Pictured Above: Following the flood, Centaur Forge’s Burlington, Wis., location was surrounded by water.

Unprecedented flooding ravaged Centaur Forge’s storefront in Burlington, Wis., but the forging community wouldn’t let them stay under water.

Bekki Baas has worked at Centaur Forge for more than 20 years, a constant and general manager through multiple store owners. The farrier and blacksmith supply shop, a town staple since 1965, is adjacent to the Fox River — but as long as Baas has worked there, flooding never has been a concern.

As rain fell Wednesday, July 12, 2017, Burlington was under flash flood warnings. An otherwise ordinary day, Baas was at the store as several customers shopped.

“We’ve never been flooded,” Baas says. “I didn’t believe it would happen. I’ve worked here for over 20 years and it’s never hit the building.”

According to Baas, the customers helped save the store as one of them insisted that it was going to flood.

“She was the one who said, ‘You’re going to flood, you need to get some sand bags.’”

While a Centaur Forge employee went to pick up sandbags, the customers at the store jumped to action, helping move products to higher shelves.

Centaur Forge staff smiles, standing strong and glad to have the store reopened after the flood.

By 3:30 p.m., they had to evacuate.

“The water was coming in through the drains and everything like that, so we had to leave,” Baas says. “The building was already surrounded with water at that point but we got through and nobody was hurt — that was the best part.”

While the store was closed, Centaur Forge’s Austin, Texas, location handled all orders and phone calls.

Meanwhile, the community at the Burlington store continued to help. Baas was able to regain access Friday and call a cleanup company to assess the damage.

The entire building contained at least 2 feet of water — even deeper in low spots.

“Again, my employees here came through tenfold. They helped in every way possible,” Baas says.

They joined her to work throughout the weekend, aiming together to reopen Monday, July 17.

“It’s a matter of saying, ‘Hey, it’s a tragedy, but the best part is you get to find out what fantastic people you have around you.’ We’re a little messy, but hey, we did it.”

They successfully reopened that Monday, and since have continued to clean and rebuild. In the interim, the store’s community has continued to support Centaur Forge.

“I’ve never had so much kinship. In fact, when we were taking out some of the walls on that Monday, when we were trying to take down the drywall and things like that in the office, I had customers helping do some of the demolition work.”

The vendors have been understanding and supportive as well.
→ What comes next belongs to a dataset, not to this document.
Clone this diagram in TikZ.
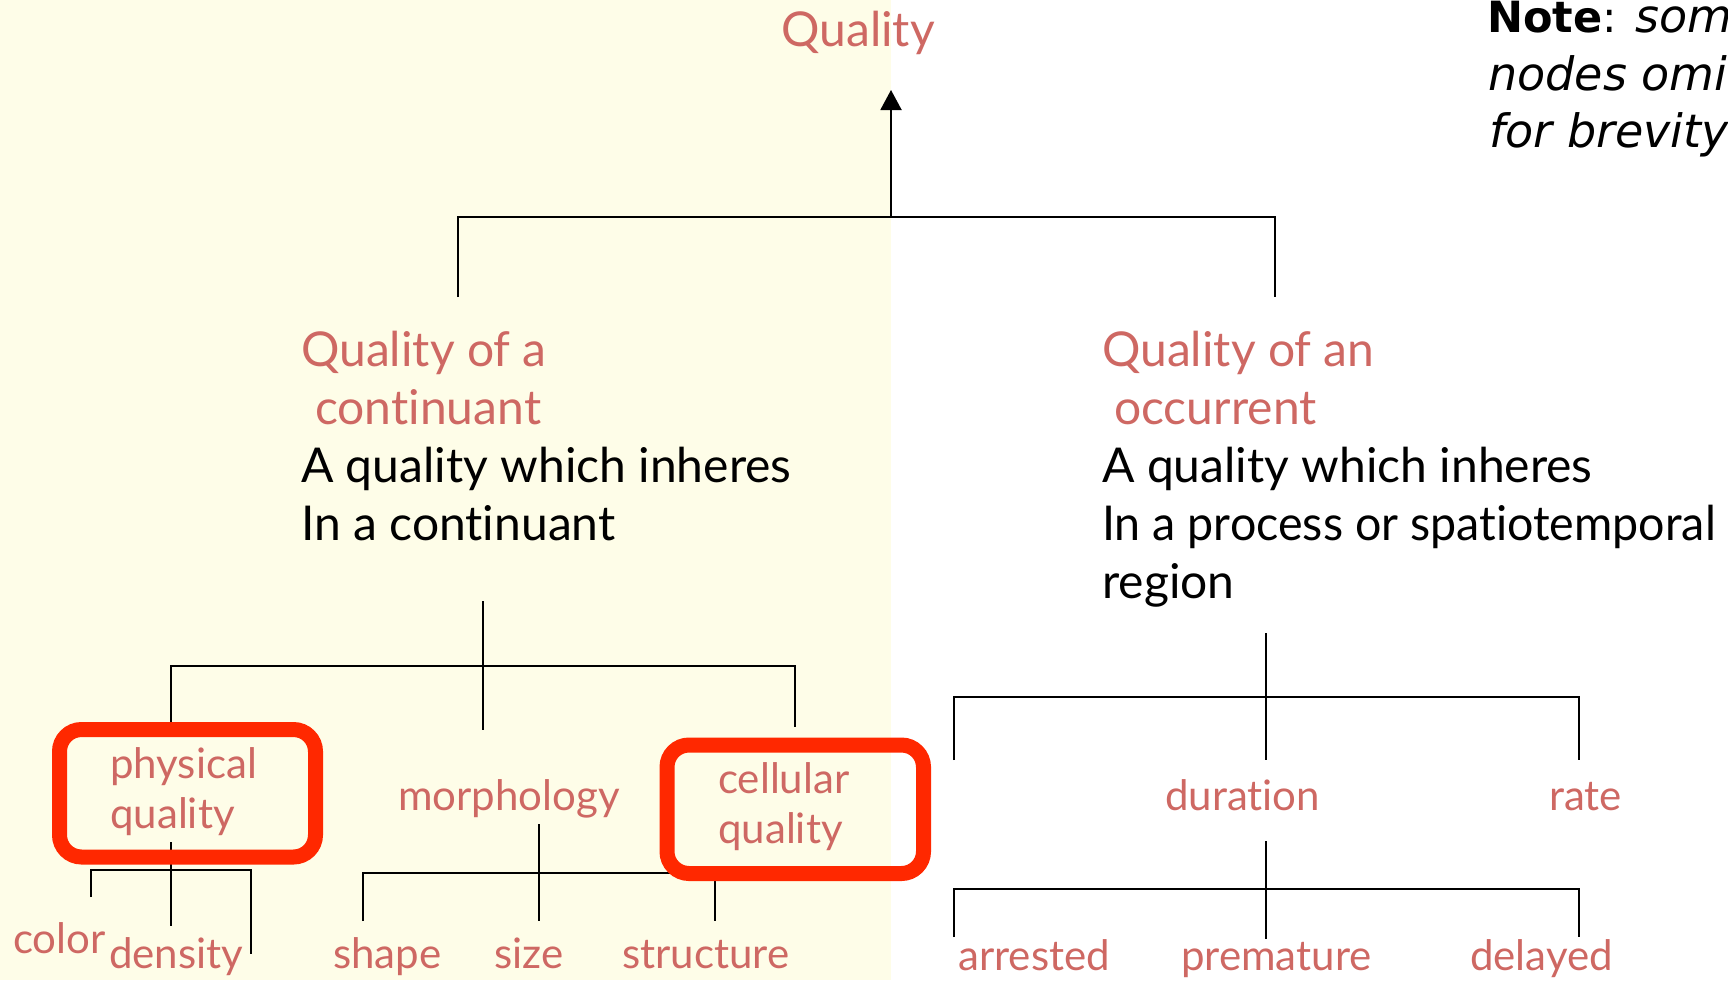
\documentclass[tikz,border=0pt]{standalone}
\usepackage{fontspec}
\setmainfont{Lato}[Ligatures=NoCommon]
\newfontfamily\notefont{DejaVu Sans}
\usetikzlibrary{arrows.meta}
\definecolor{cream}{RGB}{254,253,232}
\definecolor{rosetext}{RGB}{206,104,99}
\definecolor{hilite}{RGB}{255,40,0}
\newcommand{\noteit}[1]{{\fontsize{46}{57}\selectfont\itshape #1}}
\begin{document}
\begin{tikzpicture}[x=1pt,y=-1pt,
  big/.style={font=\fontsize{48}{58}\selectfont, inner sep=0pt, anchor=base west},
  title/.style={big, text=rosetext},
  desc/.style={big, text=black},
  leaf/.style={font=\fontsize{42}{50}\selectfont, inner sep=0pt, anchor=base west, text=rosetext},
  note/.style={font=\notefont\fontsize{43}{57}\selectfont, inner sep=0pt, anchor=base west},
  edge/.style={draw=black, line width=2pt},
  hbox/.style={draw=hilite, line width=15pt, rounded corners=22pt}]

\useasboundingbox (0,0) rectangle (1728,980);
\clip (0,0) rectangle (1728,980);
% continuant side is shaded
\fill[cream] (0,0) rectangle (891,980);

% ---- root ----
\node[big, text=rosetext, anchor=base] (root) at (858,46) {Quality};
\coordinate (rootTip) at (891,90);
\coordinate (rootJoin) at (891,217);

% ---- second level ----
\node[title] (lcT1) at (301,366) {Quality of a};
\node[title] (lcT2) at (315,424) {continuant};
\node[desc]  (lcD1) at (301,482) {A quality which inheres};
\node[desc]  (lcD2) at (301,540) {In a continuant};

\node[title] (ocT1) at (1102,366) {Quality of an};
\node[title] (ocT2) at (1114,424) {occurrent};
\node[desc]  (ocD1) at (1102,482) {A quality which inheres};
\node[desc]  (ocD2) at (1102,540) {\scalebox{0.97}[1]{In a process or spatiotemporal}};
\node[desc]  (ocD3) at (1102,598) {region};

\coordinate (lcBar) at (458,217);
\coordinate (lcTop) at (458,297);
\coordinate (ocBar) at (1275,217);
\coordinate (ocTop) at (1275,297);

\draw[edge,-{Triangle[length=20pt,width=21pt]}] (rootJoin) -- (rootTip);
\draw[edge] (lcTop) -- (lcBar) -- (ocBar) -- (ocTop);

% ---- continuant subtree ----
\node[leaf] (pq1) at (110,778) {physical};
\node[leaf] (pq2) at (110,828) {quality};
\node[leaf] (morph) at (398,810) {morphology};
\node[leaf] (cq1) at (718,793) {cellular};
\node[leaf] (cq2) at (718,843) {quality};

\coordinate (lcStem) at (483,601);
\coordinate (morphTop) at (483,730);
\coordinate (pqBar) at (171,666);
\coordinate (pqTop) at (171,729);
\coordinate (cqBar) at (795,666);
\coordinate (cqTop) at (795,727);
\draw[edge] (lcStem) -- (morphTop);
\draw[edge] (pqTop) -- (pqBar) -- (cqBar) -- (cqTop);

% physical quality children
\node[leaf] (color) at (13,953) {color};
\node[leaf] (density) at (109,968) {density};
\coordinate (pqStem) at (171,842);
\coordinate (densTop) at (171,926);
\coordinate (colBar) at (91,870);
\coordinate (colTop) at (91,897);
\coordinate (thirdBar) at (251,870);
\coordinate (thirdTop) at (251,954);
\draw[edge] (pqStem) -- (densTop);
\draw[edge] (colTop) -- (colBar) -- (thirdBar) -- (thirdTop);

% morphology children
\node[leaf] (shape) at (333,968) {shape};
\node[leaf] (size) at (494,968) {size};
\node[leaf] (structure) at (622,968) {structure};
\coordinate (morphStem) at (539,824);
\coordinate (sizeTop) at (539,921);
\coordinate (shapeBar) at (363,873);
\coordinate (shapeTop) at (363,921);
\coordinate (structBar) at (715,873);
\coordinate (structTop) at (715,921);
\draw[edge] (morphStem) -- (sizeTop);
\draw[edge] (shapeTop) -- (shapeBar) -- (structBar) -- (structTop);

% highlight frames
\draw[hbox] (59.5,729.5) rectangle (315.5,857);
\draw[hbox] (667,745) rectangle (923.5,873.5);

% ---- occurrent subtree ----
\node[leaf] (duration) at (1165,810) {duration};
\node[leaf] (rate) at (1549,810) {rate};
\coordinate (ocStem) at (1266,633);
\coordinate (durTop) at (1266,760);
\coordinate (leftBar) at (954,697);
\coordinate (leftTop) at (954,760);
\coordinate (rateBar) at (1579,697);
\coordinate (rateTop) at (1579,760);
\draw[edge] (ocStem) -- (durTop);
\draw[edge] (leftTop) -- (leftBar) -- (rateBar) -- (rateTop);

\node[leaf] (arrested) at (958,970) {arrested};
\node[leaf] (premature) at (1181,970) {premature};
\node[leaf] (delayed) at (1470,970) {delayed};
\coordinate (durStem) at (1266,841);
\coordinate (premTop) at (1266,939);
\coordinate (arrBar) at (954,889);
\coordinate (arrTop) at (954,937);
\coordinate (delBar) at (1579,889);
\coordinate (delTop) at (1579,937);
\draw[edge] (durStem) -- (premTop);
\draw[edge] (arrTop) -- (arrBar) -- (delBar) -- (delTop);

% ---- note ----
\node[note] (note1) at (1487,32) {\textbf{Note}: \noteit{some}};
\node[note] (note2) at (1488,90) {\noteit{nodes omitted}};
\node[note] (note3) at (1489,147) {\noteit{for brevity}};
\end{tikzpicture}
\end{document}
“Everyone sends their best wishes, they’re asking me, ‘Are you ready for this shipment? Can you take it? We heard you guys got flooded.’ They’re trying to make sure they can help us the best they can.” 

Reopened and looking forward, Baas says Centaur Forge isn’t going anywhere.

“We plan on being here for at least another hundred years. I won’t be the manager at that point,” Baas jokes. “But it’s a really unique business and our customers and vendors and everyone are so fantastic. This flood will not deter us.”